During our investigation, we found some data quality issues in the existing taxonomies:

Color terms with typos/duplicates: | Term | Posts | Issue | |------|-------|-------| | Pruple | 0 | Typo of "Purple" | | Yelllow | 0 | Typo of "Yellow" | | Gold | 0 | Unused | | Grasses | 0 | Unused / not a color | | Gray | 0 | Unused | | Black | 0 | Unused (separate from "Black / White") |

Region terms with zero posts: | Term | Posts | |------|-------| | East Coast | 0 | | Great Lakes | 0 | | Mid-Atlantic | 0 | | Northeast | 0 |

Recommendation: Clean these up before the AI backfill so the system works with a tight, accurate set of terms. Quick task — delete the unused/duplicate terms. ~30 minutes.


Cost Breakdown

API Costs (passed through to client)

The Vision API charges per image analyzed. Costs depend on the model:

Model Per Image 6,124 Images Quality
Claude Sonnet 4.5 ~$0.01 ~$60 Good
GPT-4o ~$0.01 ~$60 Good
Claude Opus 4.6 ~$0.03 ~$180 Best

Recommendation: Start calibration with the best model (Opus), then compare with Sonnet for the bulk run. If quality is comparable, use Sonnet for the full backfill to keep costs down.

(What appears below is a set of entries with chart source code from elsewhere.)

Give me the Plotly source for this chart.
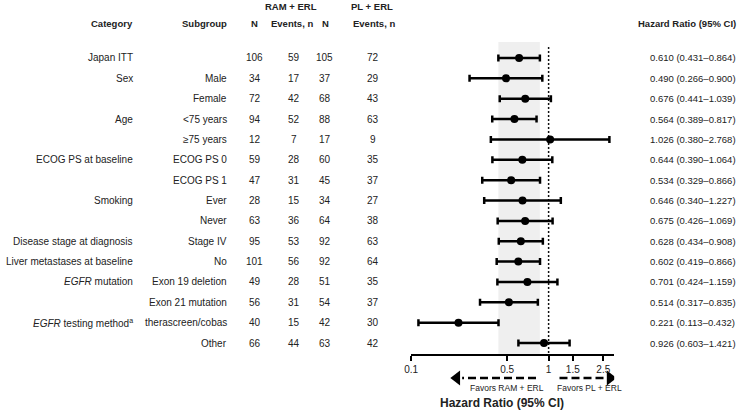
import plotly.graph_objects as go
import math

categories = ["Japan ITT", "Sex", "", "Age", "", "ECOG PS at baseline", "", "Smoking", "",
              "Disease stage at diagnosis", "Liver metastases at baseline",
              "<i>EGFR</i> mutation", "", "<i>EGFR</i> testing method<sup>a</sup>", ""]
subgroups = ["", "Male", "Female", "<75 years", "≥75 years", "ECOG PS 0", "ECOG PS 1", "Ever", "Never",
             "Stage IV", "No", "Exon 19 deletion", "Exon 21 mutation", "therascreen/cobas", "Other"]
ram_n = [106, 34, 72, 94, 12, 59, 47, 28, 63, 95, 101, 49, 56, 40, 66]
ram_events = [59, 17, 42, 52, 7, 28, 31, 15, 36, 53, 56, 28, 31, 15, 44]
pl_n = [105, 37, 68, 88, 17, 60, 45, 34, 64, 92, 92, 51, 54, 42, 63]
pl_events = [72, 29, 43, 63, 9, 35, 37, 27, 38, 63, 64, 35, 37, 30, 42]
hr = [0.610, 0.490, 0.676, 0.564, 1.026, 0.644, 0.534, 0.646, 0.675, 0.628, 0.602, 0.701, 0.514, 0.221, 0.926]
ci_lo = [0.431, 0.266, 0.441, 0.389, 0.380, 0.390, 0.329, 0.340, 0.426, 0.434, 0.419, 0.424, 0.317, 0.113, 0.603]
ci_hi = [0.864, 0.900, 1.039, 0.817, 2.768, 1.064, 0.866, 1.227, 1.069, 0.908, 0.866, 1.159, 0.835, 0.432, 1.421]
tick_vals = [0.1, 0.5, 1, 1.5, 2.5]
tick_text = ["0.1", "0.5", "1", "1.5", "2.5"]

W, H = 740, 413
FONT = "Liberation Sans, Arial, sans-serif"
TXT = "#222222"

def px(x):
    return x / W

def py(y):
    return 1 - y / H

ROW0, STEP = 58, 20.36
TOP_PX, BOT_PX, AXIS_PX = 42, 395, 355
y_top = (ROW0 - TOP_PX) / STEP
y_bot = -(BOT_PX - ROW0) / STEP
y_axis = -(AXIS_PX - ROW0) / STEP

n = len(hr)
ys = [-i for i in range(n)]

fig = go.Figure()

# shaded band = overall CI
fig.add_trace(go.Scatter(
    x=[ci_lo[0], ci_hi[0], ci_hi[0], ci_lo[0], ci_lo[0]],
    y=[y_top, y_top, y_axis, y_axis, y_top],
    fill="toself", fillcolor="#efefef", line=dict(width=0), mode="lines",
    hoverinfo="skip", showlegend=False))

# reference line at 1
fig.add_trace(go.Scatter(
    x=[1, 1], y=[y_top - 0.25, y_axis], mode="lines",
    line=dict(color="#111111", width=1.5, dash="2px,2px"),
    hoverinfo="skip", showlegend=False))

# points with CI
fig.add_trace(go.Scatter(
    x=hr, y=ys, mode="markers",
    marker=dict(color="black", size=8),
    error_x=dict(type="data", symmetric=False,
                 array=[h - v for h, v in zip(ci_hi, hr)],
                 arrayminus=[v - l for v, l in zip(hr, ci_lo)],
                 color="black", thickness=2.5, width=3.5),
    showlegend=False))

# favors arrows
arrow_y = -(378 - ROW0) / STEP
fig.add_trace(go.Scatter(x=[0.81, 0.235], y=[arrow_y, arrow_y], mode="lines",
                         line=dict(color="black", width=2.5, dash="8px,4px"),
                         hoverinfo="skip", showlegend=False))
fig.add_trace(go.Scatter(x=[0.215], y=[arrow_y], mode="markers",
                         marker=dict(symbol="triangle-left", size=13, color="black"),
                         hoverinfo="skip", showlegend=False))
fig.add_trace(go.Scatter(x=[1.2, 2.55], y=[arrow_y, arrow_y], mode="lines",
                         line=dict(color="black", width=2.5, dash="8px,4px"),
                         hoverinfo="skip", showlegend=False))
fig.add_trace(go.Scatter(x=[2.8], y=[arrow_y], mode="markers",
                         marker=dict(symbol="triangle-right", size=13, color="black"),
                         hoverinfo="skip", showlegend=False))

ann = []

def text(x, y, s, anchor="center", size=10, bold=False, yref="paper"):
    ann.append(dict(x=x, y=y, xref="paper", yref=yref, text=("<b>%s</b>" % s) if bold else s,
                    showarrow=False, xanchor=anchor, yanchor="middle",
                    font=dict(family=FONT, size=size, color=TXT)))

# headers
text(px(287), py(6), "RAM + ERL", bold=True, size=9.5)
text(px(368), py(6), "PL + ERL", bold=True, size=9.5)
text(px(129), py(23), "Category", "right", bold=True, size=9.5)
text(px(224), py(23), "Subgroup", "right", bold=True, size=9.5)
text(px(250), py(23), "N", bold=True, size=9.5)
text(px(288), py(23), "Events, n", bold=True, size=9.5)
text(px(322), py(23), "N", bold=True, size=9.5)
text(px(370), py(23), "Events, n", bold=True, size=9.5)
text(px(738), py(23), "Hazard Ratio (95% CI)", "right", bold=True, size=9.5)

for i in range(n):
    y = ys[i]
    if categories[i]:
        text(px(129), y, categories[i], "right", yref="y")
    if subgroups[i]:
        text(px(224), y, subgroups[i], "right", yref="y")
    text(px(250), y, str(ram_n[i]), yref="y")
    text(px(290), y, str(ram_events[i]), yref="y")
    text(px(321), y, str(pl_n[i]), yref="y")
    text(px(369), y, str(pl_events[i]), yref="y")
    text(px(647), y, "%.3f (%.3f–%.3f)" % (hr[i], ci_lo[i], ci_hi[i]), "left", size=9.5, yref="y")

text(px(505), py(388), "Favors RAM + ERL", size=8.5)
text(px(588), py(388), "Favors PL + ERL", size=8.5)
text(px(500), py(403), "Hazard Ratio (95% CI)", bold=True, size=12)

fig.update_layout(
    width=W, height=H, margin=dict(l=0, r=0, t=0, b=0),
    paper_bgcolor="white", plot_bgcolor="rgba(0,0,0,0)",
    annotations=ann, showlegend=False,
    xaxis=dict(type="log", range=[-1, math.log10(3)], domain=[px(408), px(613)],
               anchor="free", position=py(AXIS_PX),
               showgrid=False, zeroline=False, showline=True, linecolor="black", linewidth=2,
               ticks="outside", ticklen=5, tickwidth=2, tickcolor="black",
               tickvals=tick_vals, ticktext=tick_text,
               tickfont=dict(family=FONT, size=10, color=TXT)),
    yaxis=dict(range=[y_bot, y_top], domain=[py(BOT_PX), py(TOP_PX)],
               showgrid=False, zeroline=False, showline=False, showticklabels=False, ticks=""),
)

fig.write_html("out.html", config={"displayModeBar": False},
               post_script="document.body.style.margin='0px';document.body.style.padding='0px';")
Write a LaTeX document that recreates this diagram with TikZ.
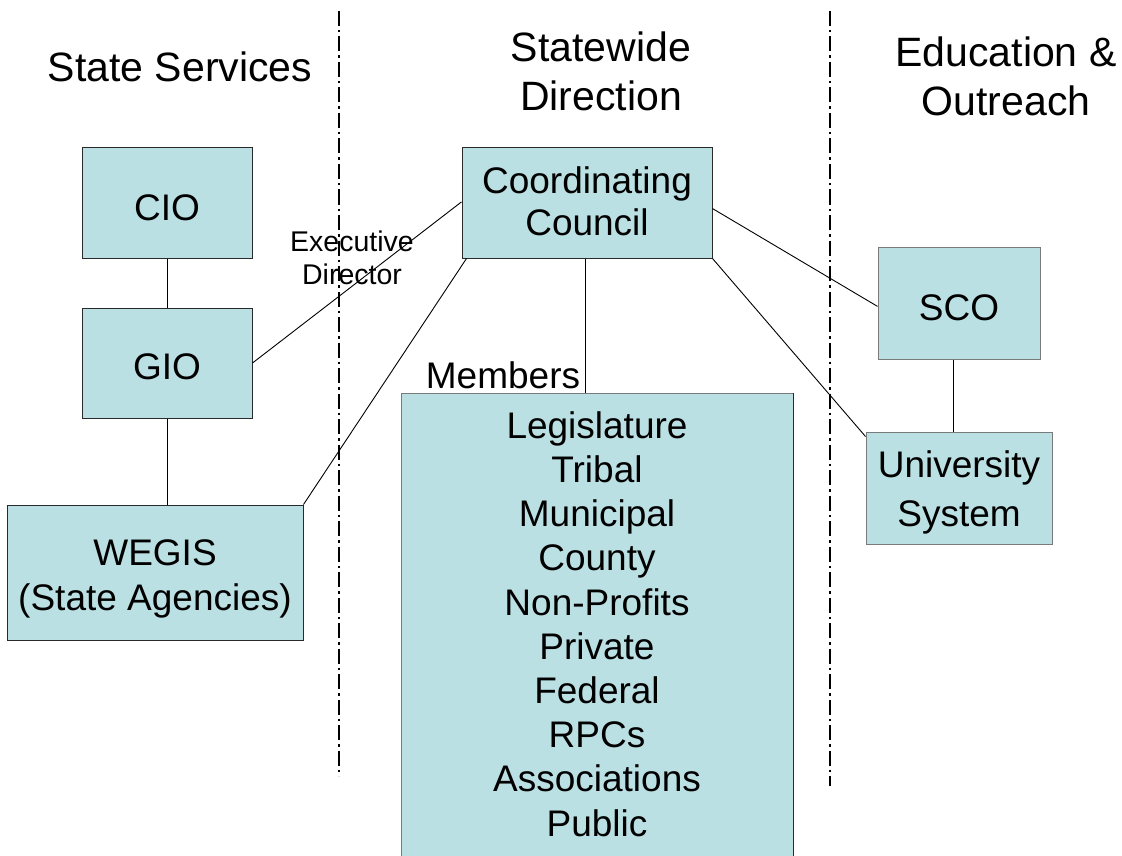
\documentclass[tikz,border=0pt]{standalone}
\usepackage{fontspec}
\setmainfont{Liberation Sans}
\usetikzlibrary{calc}
\definecolor{boxfill}{HTML}{BBE0E3}
\definecolor{darkedge}{HTML}{2A2A2A}
\definecolor{lightedge}{HTML}{7A7A7A}
\begin{document}
\begin{tikzpicture}[x=1pt,y=-1pt,
  box/.style={rectangle, fill=boxfill, draw=darkedge, line width=1pt, inner sep=0pt},
  lbox/.style={box, draw=lightedge},
  title/.style={inner sep=0pt, align=center, font=\fontsize{41}{49}\selectfont},
  lbl/.style={inner sep=0pt, align=center, font=\fontsize{37}{44}\selectfont},
  small/.style={inner sep=0pt, align=center, font=\fontsize{28.5}{33}\selectfont},
  conn/.style={line width=0.9pt, black},
  divider/.style={line width=2.2pt, black, dash pattern=on 15pt off 4pt on 2.5pt off 4pt}]
\useasboundingbox (0,0) rectangle (1122,856);

% dividers
\coordinate (d1t) at (339,11);
\coordinate (d1b) at (339,776);
\coordinate (d2t) at (830,11);
\coordinate (d2b) at (830,786);
\draw[divider] (d1t) -- (d1b);
\draw[divider] (d2t) -- (d2b);

% titles
\node[title] (t1) at (180,67) {State Services};
\node[title] (t2) at (601,71.5) {Statewide\\Direction};
\node[title] (t3) at (1006,76) {Education \&\\Outreach};

% boxes
\node[box, minimum width=170pt, minimum height=110pt] (cio) at (167,203) {};
\node[box, minimum width=170pt, minimum height=110pt] (gio) at (167,363) {};
\node[box, minimum width=296pt, minimum height=135pt] (wegis) at (155,572.5) {};
\node[box, minimum width=250pt, minimum height=110pt] (council) at (587,203) {};
\node[lbox, minimum width=392pt, minimum height=487pt] (members) at (597,636.5) {};
\draw[darkedge, line width=1pt] (members.north east) -- (members.south east);
\node[lbox, minimum width=162pt, minimum height=112pt] (sco) at (959,303) {};
\node[lbox, minimum width=186pt, minimum height=112pt] (univ) at (959,488) {};

% box texts
\node[lbl] (ciotext) at (167,207.5) {CIO};
\node[lbl] (giotext) at (167,367) {GIO};
\node[lbl, font=\fontsize{37}{45}\selectfont] (wegistext) at (155,579) {WEGIS\\(State Agencies)};
\node[lbl, font=\fontsize{37}{42}\selectfont] (counciltext) at (587,201) {Coordinating\\Council};
\node[lbl] (scotext) at (959,307.5) {SCO};
\node[lbl, font=\fontsize{37}{49}\selectfont] (univtext) at (959,492.5) {University\\System};

% member list
\node[inner sep=0pt, align=center, font=\fontsize{37}{44.2}\selectfont] (mlist) at (597,624)
  {Legislature\\Tribal\\Municipal\\County\\Non-Profits\\Private\\Federal\\RPCs\\Associations\\Public};

% labels
\node[small] (exec) at (352,258) {Executive\\Director};
\node[lbl] (memlbl) at (503,375) {Members};

% connectors
\draw[conn] (cio.south) -- (gio.north);
\draw[conn] (gio.south) -- (gio.south |- wegis.north);
\draw[conn] (gio.east) -- ($(council.north west)!0.49!(council.south west)$);
\draw[conn] (wegis.north east) -- ($(council.south west)+(5,0)$);
\draw[conn] ($(council.south)+(-2,0)$) -- ($(council.south |- members.north)+(-2,0)$);
\draw[conn] ($(council.north east)!0.55!(council.south east)$) -- ($(sco.north west)!0.53!(sco.south west)$);
\draw[conn] (council.south east) -- ($(univ.north west)+(0,5)$);
\draw[conn] ($(sco.south)+(-6,0)$) -- ($(sco.south |- univ.north)+(-6,0)$);
\end{tikzpicture}
\end{document}
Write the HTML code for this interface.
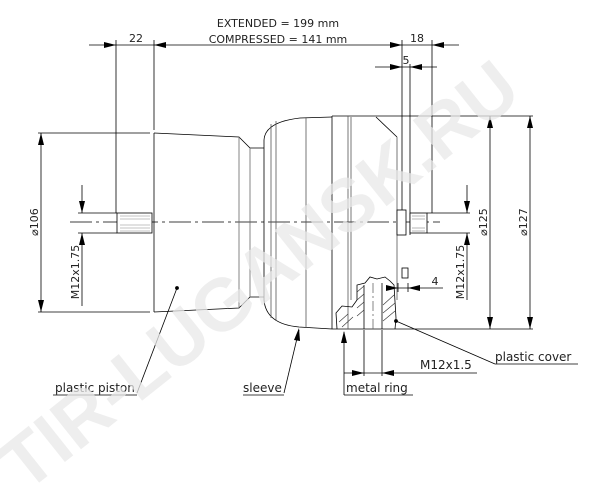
<!DOCTYPE html>
<html><head><meta charset="utf-8"><style>
html,body{margin:0;padding:0;background:#fff;width:606px;height:496px;overflow:hidden}
svg{display:block}
text{font-family:"DejaVu Sans","Liberation Sans",sans-serif;fill:#222}
</style></head><body>
<svg width="606" height="496" viewBox="0 0 606 496" xmlns="http://www.w3.org/2000/svg">
<g stroke="#000" stroke-width="0.8" fill="none">
<line x1="89" y1="45" x2="459" y2="45"/>
<path d="M104,42L116,45L104,48z M166,42L154,45L166,48z M390,42L402,45L390,48z M444,42L432,45L444,48z" fill="#000" stroke="none"/>
<line x1="116" y1="40" x2="116" y2="213"/>
<line x1="154" y1="40" x2="154" y2="130"/>
<line x1="402" y1="40" x2="402" y2="210"/>
<line x1="432" y1="40" x2="432" y2="213"/>
<line x1="375" y1="67" x2="437" y2="67"/>
<path d="M390,64L402,67L390,70z M422,64L410,67L422,70z" fill="#000" stroke="none"/>
<line x1="410" y1="64" x2="410" y2="235"/>
<line x1="70" y1="222" x2="440" y2="222" stroke-dasharray="22,4,3,4"/>
<path d="M154,133L239,137L250,148L264,148 M154,312L239,308L250,297L264,297"/>
<line x1="154" y1="133" x2="154" y2="312"/>
<line x1="239" y1="137" x2="239" y2="308" stroke="#666"/>
<line x1="250" y1="148" x2="250" y2="297" stroke="#666"/>
<line x1="38" y1="133" x2="150" y2="133"/>
<line x1="38" y1="312" x2="150" y2="312"/>
<line x1="41" y1="133" x2="41" y2="312"/>
<path d="M38,145L41,133L44,145z M38,300L41,312L44,300z" fill="#000" stroke="none"/>
<rect x="117" y="213" width="35" height="20" fill="#fff"/>
<g stroke="#888" stroke-width="0.6"><line x1="120" y1="216" x2="150" y2="216"/><line x1="120" y1="219" x2="150" y2="219"/><line x1="120" y1="225" x2="150" y2="225"/><line x1="120" y1="228" x2="150" y2="228"/><line x1="120" y1="231" x2="150" y2="231"/></g>
<line x1="78" y1="213" x2="117" y2="213"/><line x1="78" y1="233" x2="117" y2="233"/>
<line x1="82" y1="185" x2="82" y2="213"/><line x1="82" y1="233" x2="82" y2="306"/>
<path d="M79,201L82,213L85,201z M79,245L82,233L85,245z" fill="#000" stroke="none"/>
<path d="M264,297L264,140Q265,122 300,118L332,117"/>
<path d="M264,297L264,300Q266,324 299,327L332,329"/>
<line x1="271" y1="124" x2="271" y2="318" stroke="#555"/>
<line x1="276" y1="121" x2="276" y2="321" stroke="#555"/>
<line x1="306" y1="118" x2="306" y2="328" stroke="#555"/>
<line x1="332" y1="116" x2="533" y2="116"/>
<line x1="332" y1="329" x2="533" y2="329"/>
<line x1="332" y1="116" x2="332" y2="329"/>
<line x1="348" y1="116" x2="348" y2="329" stroke="#555"/>
<line x1="351" y1="117" x2="351" y2="300" stroke="#555"/>
<line x1="376" y1="117" x2="397" y2="137"/>
<line x1="397" y1="137" x2="397" y2="300" stroke="#555"/>
<rect x="397" y="210" width="9" height="25" fill="#fff"/>
<rect x="410" y="213" width="17" height="20" fill="#fff"/>
<g stroke="#888" stroke-width="0.6"><line x1="412" y1="216" x2="425" y2="216"/><line x1="412" y1="219" x2="425" y2="219"/><line x1="412" y1="228" x2="425" y2="228"/><line x1="412" y1="231" x2="425" y2="231"/></g>
<line x1="427" y1="213" x2="470" y2="213"/><line x1="427" y1="233" x2="470" y2="233"/>
<line x1="467" y1="185" x2="467" y2="213"/><line x1="467" y1="233" x2="467" y2="300"/>
<path d="M464,201L467,213L470,201z M464,245L467,233L470,245z" fill="#000" stroke="none"/>
<line x1="490" y1="116" x2="490" y2="329"/>
<line x1="530" y1="116" x2="530" y2="329"/>
<path d="M487,128L490,116L493,128z M487,317L490,329L493,317z M527,128L530,116L533,128z M527,317L530,329L533,317z" fill="#000" stroke="none"/>
<path d="M357,300L357,285L365,283L370,277L377,279L385,277L390,281L394,285L396,318L395,329"/>
<path d="M337,329L336,313L342,306L352,307L357,300"/>
<line x1="364" y1="285" x2="364" y2="329"/>
<line x1="382" y1="283" x2="382" y2="329"/>
<line x1="373" y1="283" x2="373" y2="329" stroke-dasharray="10,3,2,3" stroke="#666"/>
<g stroke="#333" stroke-width="0.6">
<line x1="357" y1="292" x2="364" y2="286"/><line x1="357" y1="300" x2="364" y2="294"/><line x1="357" y1="308" x2="364" y2="302"/><line x1="357" y1="316" x2="364" y2="310"/>
<line x1="383" y1="305" x2="394" y2="295"/><line x1="383" y1="313" x2="395" y2="303"/><line x1="383" y1="321" x2="395" y2="311"/>
<line x1="339" y1="322" x2="348" y2="314"/><line x1="342" y1="327" x2="353" y2="317"/>
</g>
<rect x="402" y="268" width="6" height="10"/>
<line x1="387" y1="288" x2="443" y2="288"/>
<line x1="398" y1="283" x2="398" y2="292"/><line x1="408" y1="283" x2="408" y2="292"/>
<path d="M386,285L398,288L386,291z M420,285L408,288L420,291z" fill="#000" stroke="none"/>
<line x1="364" y1="330" x2="364" y2="376"/><line x1="382" y1="330" x2="382" y2="376"/>
<line x1="344" y1="373" x2="477" y2="373"/>
<path d="M352,370L364,373L352,376z M394,370L382,373L394,376z" fill="#000" stroke="none"/>
<line x1="137" y1="393" x2="177" y2="288"/>
<circle cx="177" cy="288" r="1.5" fill="#000"/>
<line x1="53" y1="395" x2="137" y2="395"/>
<line x1="284" y1="393" x2="299" y2="330"/>
<path d="M294,340L299,328L300,341z" fill="#000" stroke="none"/>
<line x1="243" y1="395" x2="284" y2="395"/>
<line x1="344" y1="395" x2="344" y2="332"/>
<path d="M341,343L344,331L347,343z" fill="#000" stroke="none"/>
<line x1="344" y1="395" x2="413" y2="395"/>
<line x1="495" y1="364" x2="396" y2="321"/>
<circle cx="396" cy="321" r="1.5" fill="#000"/>
<line x1="495" y1="364" x2="578" y2="364"/>
</g>
<g font-size="11">
<text x="278" y="27" text-anchor="middle">EXTENDED = 199 mm</text>
<text x="278" y="43" text-anchor="middle">COMPRESSED = 141 mm</text>
<text x="136" y="42" text-anchor="middle">22</text>
<text x="417" y="42" text-anchor="middle">18</text>
<text x="406" y="64" text-anchor="middle">5</text>
<text x="435" y="285" text-anchor="middle">4</text>
<text x="55" y="392" font-size="12">plastic piston</text>
<text x="243" y="392" font-size="12">sleeve</text>
<text x="346" y="392" font-size="12">metal ring</text>
<text x="420" y="369" font-size="12">M12x1.5</text>
<text x="495" y="361" font-size="12">plastic cover</text>
<text transform="translate(38,222) rotate(-90)" text-anchor="middle">⌀106</text>
<text transform="translate(79,272) rotate(-90)" text-anchor="middle">M12x1.75</text>
<text transform="translate(464,272) rotate(-90)" text-anchor="middle">M12x1.75</text>
<text transform="translate(487,222) rotate(-90)" text-anchor="middle">⌀125</text>
<text transform="translate(527,222) rotate(-90)" text-anchor="middle">⌀127</text>
</g>
<text transform="translate(275,295) rotate(-38.5)" text-anchor="middle" font-size="74" font-weight="bold" style="fill:#e8e8e8;fill-opacity:0.75;font-family:'Liberation Sans',sans-serif">TIR-LUGANSK.RU</text>
</svg>
</body></html>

Calibration rounds (Phases 1-2, ~650 images) add ~$6-20 in API costs. Full backfill (Phase 3, ~5,500 images) adds ~$55-165. Total API cost: ~$60-180.

Infrastructure Costs

Item Cost Notes
Vercel Pro $20/mo Needed for function timeouts + cron
Vercel Postgres Included With Pro plan
Domain (optional) Can use .vercel.app subdomain

Vercel Pro is a cost we absorb as part of our tooling — not a client expense. The app can be decommissioned (or repurposed) after the backfill is complete.


Questions for KJP

Before we build, we need to align on a few things:

1. Voice & Tone

The system will learn KJP's preferences through the feedback loop, but having a starting point helps.

2. Color & Region

3. Review Commitment

The feedback loop only works if KJP reviews the early batches. Phase 1 requires: - 3 review sessions - ~30 minutes each - Spread over 1-2 weeks

Is the KJP team able to commit to that? The more thorough their feedback in Phase 1, the less work in Phase 3.

4. One-Time or Ongoing?

5. Auto-Publish Threshold

Once the system hits high approval rates, does KJP want to: - Always review before publish? Every description goes through the review queue. - Auto-publish with spot-checks? Once approval rate exceeds 90%, new descriptions go live automatically. KJP can spot-check in the dashboard and flag any issues after the fact.


Timeline

Phase Duration Who's Involved
Phase 0: Build 2-3 weeks G&M (dev)
Phase 1: Calibration 1-2 weeks G&M + KJP (review sessions)
Phase 2: Expanded Test 1 week G&M + KJP (spot-check)
Phase 3: Full Backfill 1 week Mostly automated, KJP spot-check
Phase 4: Ongoing Set and forget Automated

Total: ~5-7 weeks from kickoff to full backfill complete. Most of that is elapsed time waiting for review rounds, not active dev work.